*Excerpt from a dataset*
>> Start
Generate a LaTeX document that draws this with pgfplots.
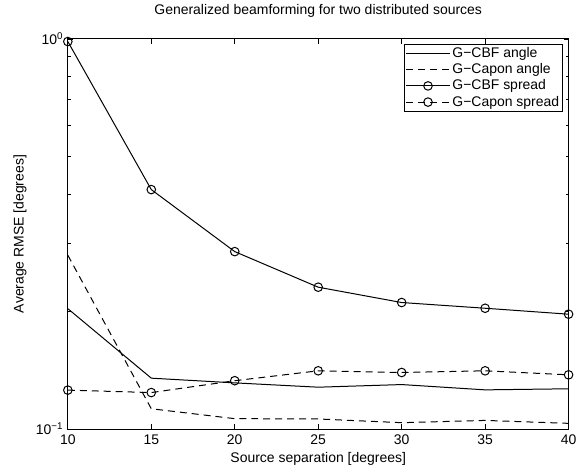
\documentclass[border=0pt]{standalone}
\usepackage{fontspec}
\setmainfont{Liberation Sans}
\usepackage{pgfplots}
\pgfplotsset{compat=1.18}
\begin{document}
\fontsize{14bp}{16bp}\selectfont
\begin{tikzpicture}
\begin{axis}[
  scale only axis, width=502bp, height=391bp,
  xmin=10, xmax=40, ymode=log, ymin=0.1, ymax=1,
  xtick={10,15,20,25,30,35,40},
  ytick={0.1,1}, yticklabels={10\textsuperscript{−1},10\textsuperscript{0}},
  minor ytick={0.2,0.3,0.4,0.5,0.6,0.7,0.8,0.9},
  tick align=inside, major tick length=5bp, minor tick length=3bp,
  axis line style={line width=1bp}, every tick/.style={black,line width=0.7bp},
  /pgf/number format/assume math mode=true,
  tick label style={font=\fontsize{14bp}{16bp}\selectfont},
  xticklabel style={yshift=-1bp},
  label style={font=\fontsize{14bp}{16bp}\selectfont},
  title style={font=\fontsize{14bp}{16bp}\selectfont, at={(axis description cs:0.5,1.056)}, anchor=center},
  title={Generalized beamforming for two distributed sources},
  xlabel={Source separation [degrees]},
  ylabel={Average RMSE [degrees]},
  xlabel style={at={(axis description cs:0.5,-0.0767)}, anchor=center},
  ylabel style={at={(axis description cs:-0.0956,0.5)}, anchor=center},
  legend style={at={(axis description cs:0.988,0.987)}, anchor=north east,
    font=\fontsize{14bp}{16bp}\selectfont, draw=black, line width=0.8bp,
    inner sep=1bp, row sep=0bp, cells={anchor=west}},
  legend image code/.code={\draw[mark repeat=2,mark phase=2,#1] plot coordinates {(0bp,0bp) (22bp,0bp) (44bp,0bp)};},
  every axis plot/.append style={black, line width=1bp, mark size=4.3bp, mark options={solid}},
]
\addplot[solid] coordinates {(10,0.2035) (15,0.135) (20,0.1313) (25,0.128) (30,0.130) (35,0.126) (40,0.1268)};
\addlegendentry{G−CBF angle}
\addplot[dash pattern=on 7bp off 5bp] coordinates {(10,0.279) (15,0.1127) (20,0.1063) (25,0.1061) (30,0.1038) (35,0.1052) (40,0.1034)};
\addlegendentry{G−Capon angle}
\addplot[solid, mark=o] coordinates {(10,0.985) (15,0.411) (20,0.285) (25,0.231) (30,0.211) (35,0.204) (40,0.197)};
\addlegendentry{G−CBF spread}
\addplot[dash pattern=on 7bp off 5bp, mark=o] coordinates {(10,0.1258) (15,0.124) (20,0.133) (25,0.141) (30,0.1396) (35,0.141) (40,0.1377)};
\addlegendentry{G−Capon spread}
\end{axis}
\path ([xshift=-68bp,yshift=-45bp]current axis.south west) rectangle ([xshift=11bp,yshift=32bp]current axis.north east);
\end{tikzpicture}
\end{document}
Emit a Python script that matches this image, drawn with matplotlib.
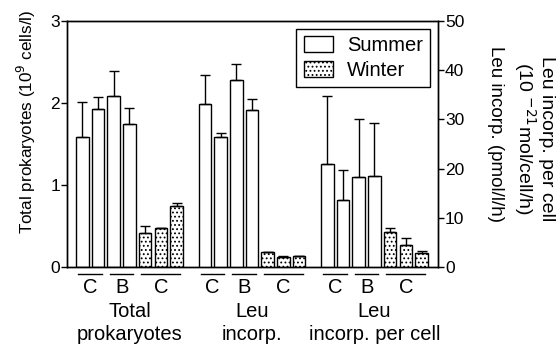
import matplotlib.pyplot as plt
import matplotlib.transforms as mtransforms
from matplotlib.patches import Patch

plt.rcParams['font.family'] = ['Liberation Sans', 'DejaVu Sans']
plt.rcParams['font.size'] = 12
plt.rcParams['hatch.linewidth'] = 0.8

# valores
prok_mean = [1.58, 1.93, 2.09, 1.74, 0.42, 0.47, 0.75]
prok_err = [0.43, 0.14, 0.30, 0.20, 0.08, 0.01, 0.03]
leu_mean = [33.1, 26.4, 38.1, 32.0, 3.0, 2.1, 2.2]
leu_err = [6.0, 0.8, 3.1, 2.1, 0.1, 0.1, 0.1]
cell_mean = [21.0, 13.6, 18.3, 18.4, 7.2, 4.4, 2.9]
cell_err = [13.8, 6.2, 11.8, 10.8, 0.7, 1.4, 0.4]
season = ['Summer'] * 4 + ['Winter'] * 3
sites = ['C', 'B', 'C']
site_spans = [(0, 1), (2, 3), (4, 6)]
group_names = ['Total\nprokaryotes', 'Leu\nincorp.', 'Leu\nincorp. per cell']

fig = plt.figure(figsize=(5.58, 3.47), dpi=100)
ax = fig.add_axes([0.120, 0.2305, 0.665, 0.709])
ax2 = ax.twinx()

offsets = [0, 7.8, 15.6]
width = 0.8


def barras(eje, x0, medias, errores):
    for i, (m, e) in enumerate(zip(medias, errores)):
        hatch = '....' if season[i] == 'Winter' else None
        eje.bar(x0 + i, m, width=width, color='white', edgecolor='black',
                linewidth=1.0, hatch=hatch, zorder=2)
        eje.errorbar(x0 + i, m, yerr=[[0], [e]], fmt='none', ecolor='black',
                     elinewidth=1.0, capsize=3.5, capthick=1.0, zorder=3)


barras(ax, offsets[0], prok_mean, prok_err)
barras(ax2, offsets[1], leu_mean, leu_err)
barras(ax2, offsets[2], cell_mean, cell_err)

ax.set_xlim(-0.98, 22.65)
ax.set_ylim(0, 3)
ax2.set_ylim(0, 50)
ax.set_yticks([0, 1, 2, 3])
ax2.set_yticks([0, 10, 20, 30, 40, 50])
ax.set_xticks([])
ax.tick_params(axis='y', length=4, width=1, pad=1, labelsize=12.5)
ax2.tick_params(axis='y', length=4, width=1, pad=1, labelsize=12.5)
for eje in (ax, ax2):
    for s in eje.spines.values():
        s.set_linewidth(1.0)

trans = mtransforms.blended_transform_factory(ax.transData, ax.transAxes)
for x0, name in zip(offsets, group_names):
    for lab, (i0, i1) in zip(sites, site_spans):
        ax.plot([x0 + i0 - 0.25, x0 + i1 + 0.25], [-0.028, -0.028], color='black',
                linewidth=1.0, transform=trans, clip_on=False)
        ax.text(x0 + (i0 + i1) / 2, -0.084, lab, transform=trans,
                ha='center', va='center', fontsize=14.5)
    ax.text(x0 + 3, -0.142, name, transform=trans, ha='center', va='top',
            fontsize=14.5, linespacing=1.3)

fig.text(0.047, 0.648, 'Total prokaryotes (10$^9$ cells/l)', rotation=90,
         ha='center', va='center', fontsize=12.3)
fig.text(0.888, 0.615, 'Leu incorp. (pmol/l/h)', rotation=270,
         ha='center', va='center', fontsize=13.5)
fig.text(0.956, 0.6, 'Leu incorp. per cell\n(10 $^{-21}$mol/cell/h)', rotation=270,
         ha='center', va='center', fontsize=14, linespacing=1.05)

handles = [Patch(facecolor='white', edgecolor='black', linewidth=1.0),
           Patch(facecolor='white', edgecolor='black', linewidth=1.0, hatch='....')]
leg = ax2.legend(handles, ['Summer', 'Winter'], loc='upper right',
                 bbox_to_anchor=(0.978, 0.967), borderaxespad=0, fancybox=False,
                 framealpha=1, edgecolor='black', handlelength=1.45, handleheight=0.85,
                 borderpad=0.35, labelspacing=0.3, handletextpad=0.7, fontsize=14.5)
leg.get_frame().set_linewidth(1.0)

plt.savefig('out.png', dpi=100)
>> End
*REQUEST*
Using the data above, print every line exactly, omitting pictures.

*OUTPUT OF THE EXERCISE*
Generate a LaTeX document that draws this with pgfplots.
\documentclass[border=0pt]{standalone}
\usepackage{fontspec}
\setmainfont{Liberation Sans}
\usepackage{pgfplots}
\pgfplotsset{compat=1.18}
\begin{document}
\fontsize{14bp}{16bp}\selectfont
\begin{tikzpicture}
\begin{axis}[
  scale only axis, width=502bp, height=391bp,
  xmin=10, xmax=40, ymode=log, ymin=0.1, ymax=1,
  xtick={10,15,20,25,30,35,40},
  ytick={0.1,1}, yticklabels={10\textsuperscript{−1},10\textsuperscript{0}},
  minor ytick={0.2,0.3,0.4,0.5,0.6,0.7,0.8,0.9},
  tick align=inside, major tick length=5bp, minor tick length=3bp,
  axis line style={line width=1bp}, every tick/.style={black,line width=0.7bp},
  /pgf/number format/assume math mode=true,
  tick label style={font=\fontsize{14bp}{16bp}\selectfont},
  xticklabel style={yshift=-1bp},
  label style={font=\fontsize{14bp}{16bp}\selectfont},
  title style={font=\fontsize{14bp}{16bp}\selectfont, at={(axis description cs:0.5,1.056)}, anchor=center},
  title={Generalized beamforming for two distributed sources},
  xlabel={Source separation [degrees]},
  ylabel={Average RMSE [degrees]},
  xlabel style={at={(axis description cs:0.5,-0.0767)}, anchor=center},
  ylabel style={at={(axis description cs:-0.0956,0.5)}, anchor=center},
  legend style={at={(axis description cs:0.988,0.987)}, anchor=north east,
    font=\fontsize{14bp}{16bp}\selectfont, draw=black, line width=0.8bp,
    inner sep=1bp, row sep=0bp, cells={anchor=west}},
  legend image code/.code={\draw[mark repeat=2,mark phase=2,#1] plot coordinates {(0bp,0bp) (22bp,0bp) (44bp,0bp)};},
  every axis plot/.append style={black, line width=1bp, mark size=4.3bp, mark options={solid}},
]
\addplot[solid] coordinates {(10,0.2035) (15,0.135) (20,0.1313) (25,0.128) (30,0.130) (35,0.126) (40,0.1268)};
\addlegendentry{G−CBF angle}
\addplot[dash pattern=on 7bp off 5bp] coordinates {(10,0.279) (15,0.1127) (20,0.1063) (25,0.1061) (30,0.1038) (35,0.1052) (40,0.1034)};
\addlegendentry{G−Capon angle}
\addplot[solid, mark=o] coordinates {(10,0.985) (15,0.411) (20,0.285) (25,0.231) (30,0.211) (35,0.204) (40,0.197)};
\addlegendentry{G−CBF spread}
\addplot[dash pattern=on 7bp off 5bp, mark=o] coordinates {(10,0.1258) (15,0.124) (20,0.133) (25,0.141) (30,0.1396) (35,0.141) (40,0.1377)};
\addlegendentry{G−Capon spread}
\end{axis}
\path ([xshift=-68bp,yshift=-45bp]current axis.south west) rectangle ([xshift=11bp,yshift=32bp]current axis.north east);
\end{tikzpicture}
\end{document}
Emit a Python script that matches this image, drawn with matplotlib.
import matplotlib.pyplot as plt
import matplotlib.transforms as mtransforms
from matplotlib.patches import Patch

plt.rcParams['font.family'] = ['Liberation Sans', 'DejaVu Sans']
plt.rcParams['font.size'] = 12
plt.rcParams['hatch.linewidth'] = 0.8

# valores
prok_mean = [1.58, 1.93, 2.09, 1.74, 0.42, 0.47, 0.75]
prok_err = [0.43, 0.14, 0.30, 0.20, 0.08, 0.01, 0.03]
leu_mean = [33.1, 26.4, 38.1, 32.0, 3.0, 2.1, 2.2]
leu_err = [6.0, 0.8, 3.1, 2.1, 0.1, 0.1, 0.1]
cell_mean = [21.0, 13.6, 18.3, 18.4, 7.2, 4.4, 2.9]
cell_err = [13.8, 6.2, 11.8, 10.8, 0.7, 1.4, 0.4]
season = ['Summer'] * 4 + ['Winter'] * 3
sites = ['C', 'B', 'C']
site_spans = [(0, 1), (2, 3), (4, 6)]
group_names = ['Total\nprokaryotes', 'Leu\nincorp.', 'Leu\nincorp. per cell']

fig = plt.figure(figsize=(5.58, 3.47), dpi=100)
ax = fig.add_axes([0.120, 0.2305, 0.665, 0.709])
ax2 = ax.twinx()

offsets = [0, 7.8, 15.6]
width = 0.8


def barras(eje, x0, medias, errores):
    for i, (m, e) in enumerate(zip(medias, errores)):
        hatch = '....' if season[i] == 'Winter' else None
        eje.bar(x0 + i, m, width=width, color='white', edgecolor='black',
                linewidth=1.0, hatch=hatch, zorder=2)
        eje.errorbar(x0 + i, m, yerr=[[0], [e]], fmt='none', ecolor='black',
                     elinewidth=1.0, capsize=3.5, capthick=1.0, zorder=3)


barras(ax, offsets[0], prok_mean, prok_err)
barras(ax2, offsets[1], leu_mean, leu_err)
barras(ax2, offsets[2], cell_mean, cell_err)

ax.set_xlim(-0.98, 22.65)
ax.set_ylim(0, 3)
ax2.set_ylim(0, 50)
ax.set_yticks([0, 1, 2, 3])
ax2.set_yticks([0, 10, 20, 30, 40, 50])
ax.set_xticks([])
ax.tick_params(axis='y', length=4, width=1, pad=1, labelsize=12.5)
ax2.tick_params(axis='y', length=4, width=1, pad=1, labelsize=12.5)
for eje in (ax, ax2):
    for s in eje.spines.values():
        s.set_linewidth(1.0)

trans = mtransforms.blended_transform_factory(ax.transData, ax.transAxes)
for x0, name in zip(offsets, group_names):
    for lab, (i0, i1) in zip(sites, site_spans):
        ax.plot([x0 + i0 - 0.25, x0 + i1 + 0.25], [-0.028, -0.028], color='black',
                linewidth=1.0, transform=trans, clip_on=False)
        ax.text(x0 + (i0 + i1) / 2, -0.084, lab, transform=trans,
                ha='center', va='center', fontsize=14.5)
    ax.text(x0 + 3, -0.142, name, transform=trans, ha='center', va='top',
            fontsize=14.5, linespacing=1.3)

fig.text(0.047, 0.648, 'Total prokaryotes (10$^9$ cells/l)', rotation=90,
         ha='center', va='center', fontsize=12.3)
fig.text(0.888, 0.615, 'Leu incorp. (pmol/l/h)', rotation=270,
         ha='center', va='center', fontsize=13.5)
fig.text(0.956, 0.6, 'Leu incorp. per cell\n(10 $^{-21}$mol/cell/h)', rotation=270,
         ha='center', va='center', fontsize=14, linespacing=1.05)

handles = [Patch(facecolor='white', edgecolor='black', linewidth=1.0),
           Patch(facecolor='white', edgecolor='black', linewidth=1.0, hatch='....')]
leg = ax2.legend(handles, ['Summer', 'Winter'], loc='upper right',
                 bbox_to_anchor=(0.978, 0.967), borderaxespad=0, fancybox=False,
                 framealpha=1, edgecolor='black', handlelength=1.45, handleheight=0.85,
                 borderpad=0.35, labelspacing=0.3, handletextpad=0.7, fontsize=14.5)
leg.get_frame().set_linewidth(1.0)

plt.savefig('out.png', dpi=100)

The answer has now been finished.